Fast schon exotisch: Radfahren zwischen Blau und Bergen auf der Kykladeninsel Naxos- (c) Lutz Bäucker

Dieses Blau ist nicht zu fassen: Türkis schimmert es an den milden Sandstränden im Westen. Weiß schäumend im Norden.  Und Royal am Himmel über Naxos. Dazu ein Licht, das es so in Deutschland nicht gibt. Es strahlt warm in die Herzen der Radler aus dem hohen Norden und berührt ihre Seelen. Auf der größten Insel der Kykladen wird Fahrradfahren zu einem Erlebnis jenseits von Akku-Stärken oder Pedalfrequenzen. Und es wird sogar fast ein bisschen exotisch: auf engen Straßen mit dicken Marmortransportern oder ungeduldigen Businesspiloten um den Platz zu streiten, ist nicht jedermanns Sache. Kein Wunder, dass unser 40-Radler-Peloton aus Bayern oft mit großen Augen empfangen wird. Während unserer achttägigen „Tour de Naxos“ sind wir gerade mal fünf(!) einheimischen Pedaleuren begegnet…

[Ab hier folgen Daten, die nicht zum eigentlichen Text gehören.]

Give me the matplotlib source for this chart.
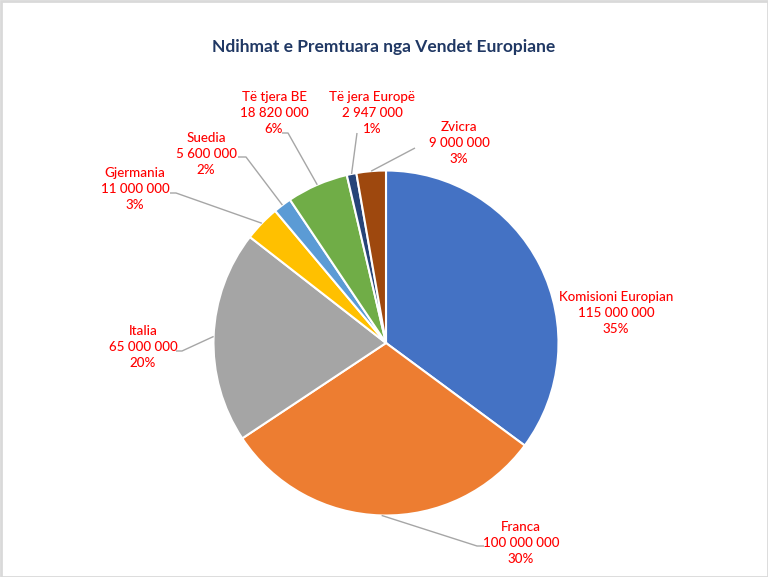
import numpy as np
import matplotlib
matplotlib.use("Agg")
import matplotlib.pyplot as plt
from matplotlib.patches import Rectangle

W, H = 768, 577

# Te dhenat
vendet = ["Komisioni Europian", "Franca", "Italia", "Gjermania", "Suedia",
          "Të tjera BE", "Të jera Europë", "Zvicra"]
shumat = [115000000, 100000000, 65000000, 11000000, 5600000,
          18820000, 2947000, 9000000]
perqindjet = ["35%", "30%", "20%", "3%", "2%", "6%", "1%", "3%"]
ngjyrat = ["#4472C4", "#ED7D31", "#A5A5A5", "#FFC000", "#5B9BD5",
           "#70AD47", "#264478", "#9E480E"]

# pozicionet e etiketave (piksel, y poshte)
etiketa_pos = [(616, 313), (521, 543), (143, 347), (135, 189),
               (206, 154), (274, 113), (372, 113), (459, 143)]
# fillimi i vijes udhezuese (None = pa vije), dhe gjatesia e cungut horizontal
vija_fillim = [None, (484, 546), (176, 351), (170, 193),
               (238, 157), (282, 133), (357, 133), (415, 148)]
cungu = [0, -7, 6, 6, 8, 6, 0, 0]

cx, cy, r = 386, 343, 172.5

plt.rcParams["font.family"] = ["Lato", "DejaVu Sans"]

fig = plt.figure(figsize=(W / 100, H / 100), dpi=100)
ax = fig.add_axes([0, 0, 1, 1])

wedges, _ = ax.pie(
    shumat,
    colors=ngjyrat,
    startangle=90,
    counterclock=False,
    center=(cx, H - cy),
    radius=r,
    wedgeprops=dict(edgecolor="white", linewidth=1.5),
    frame=True,
)
ax.set_xlim(0, W)
ax.set_ylim(0, H)
ax.axis("off")

for i, w in enumerate(wedges):
    tekst = vendet[i] + "\n" + f"{shumat[i]:,}".replace(",", " ") + "\n" + perqindjet[i]
    x, y = etiketa_pos[i]
    ax.text(x, H - y, tekst, ha="center", va="center", color="#FF0000",
            fontsize=9.6, linespacing=1.42, fontweight="medium")
    if vija_fillim[i] is not None:
        mid = np.deg2rad((w.theta1 + w.theta2) / 2)
        ex = cx + r * np.cos(mid)
        ey = (H - cy) + r * np.sin(mid)
        sx, sy = vija_fillim[i]
        xs = [sx, sx + cungu[i], ex]
        ys = [H - sy, H - sy, ey]
        ax.plot(xs, ys, color="#A6A6A6", linewidth=1, solid_capstyle="butt")

ax.text(384, H - 47, "Ndihmat e Premtuara nga Vendet Europiane",
        ha="center", va="center", fontsize=12.5, fontweight="bold",
        color="#203864")

fig.patches.append(Rectangle((0.5, 0.5), W - 1, H - 1, transform=None,
                             fill=False, edgecolor="#D9D9D9", linewidth=2))

plt.savefig("out.png", dpi=100)
plt.close()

Überraschenderweise finden sich ein halbes Dutzend Fahrradverleiher auf der Insel und am Hafen steht sogar eine Ladestation für Pedelecs. Das Portfolio der Verleiher ist eher auf Spaß-Biker ausgerichtet, die mit kleinen, extrem schweren „Fatbikes“ mal schnell zu den vielen wunderschönen Sandstränden sausen möchten, Bergfreunde finden mit Glück auch das eine oder andere MTB mit Stromantrieb. Auf längeren Touren über die bergige Insel geht schon mal der Saft aus, die Streckenkalkulation ist schwierig-aufgrund der nicht immer transparenten Wattstundenangaben belassen wir es lieber bei Ausflügen unterhalb der 50-km-Grenze, sicher ist sicher. Und wenn der unterschiedliche Zustand der Räder mal eine Reparatur erzwingt, dann ist Geduld gefragt. Auf Naxos zu radeln erfordert also etwas Abenteuergeist und Zeit. Doch beides wird reich belohnt. 

Zum „Paradies“ am Strand
Etwa durch die Panoramafahrt entlang der Westküste, von den Graffiti-Ruinen auf den Felsen von Alykos weit im Süden bis hinauf zu den sanften Gestaden von Prokopios im äußersten Westen. Während wir in Alykos allein durch die geisterhaften Überreste eines geplanten Hotelbaus streifen und über die wandhohen Graffiti von Künstlern aus aller Welt staunen und rätseln, rauscht die Ägäis mit dem Wind um die Wette, Zikaden zirpen in der Mittagshitze, ein Milan kreist hoch über der Zedern-Macchia. Kleine Buchten verlocken zum Baden, auch in der Hochsaison ist hier wenig los. Auf der Küstenstraße knirscht der Flugsand unter unseren Fatbikes, wir sind froh über den eingebauten Rückenwind. Am Strand von Mikri Viglia steigen wir aus dem Sattel: hier bläst der Wind derart stark, daß sich zahlreiche Kite-Surfer in und über der Gischt wie Artisten produzieren können. Gemächlich rollen wir weiter, über Plaka und Maragas , immer am Meer, direkt hinter den kleinen Dünen. In Maragas wird Mittagspause gemacht, die „Taverna Paradiso“ ist seit 45 Jahren in Familienbesitz, ihre Tische stehen zum Teil unter zwei uralten knorrigen Tamarisken direkt am Strand, der Blick geht hinüber zur naheliegenden Nachbarinsel Paros. Griechenland wie aus dem Bilderbuch. Der Linienbus hält vor der Taverne, die mit ihren frisch gekochten Spezialitäten den ganzen Tag über Gäste anzieht. Dolmades, der mit wohlschmeckenden, lauwarmen Inselkartoffeln servierte Naxos-Salat, die Klassiker von der gefüllten Tomate bis zum gegrillten Tintenfisch, alles lecker. Auch beim Nachbarn „Manolis“ stehen die Tische gerade mal ein paar Meter weg von der Brandung: dort lässt es sich auch herrlich entspannt frühstücken. Und bei „Spiros“ am Strand von Prokopios wird flugs die ganze Familie aktiviert, um durstige und hungrige Radfahrer im Handumdrehen zu versorgen. Gastfreundschaft ist den Griechen nach wie vor sehr wichtig.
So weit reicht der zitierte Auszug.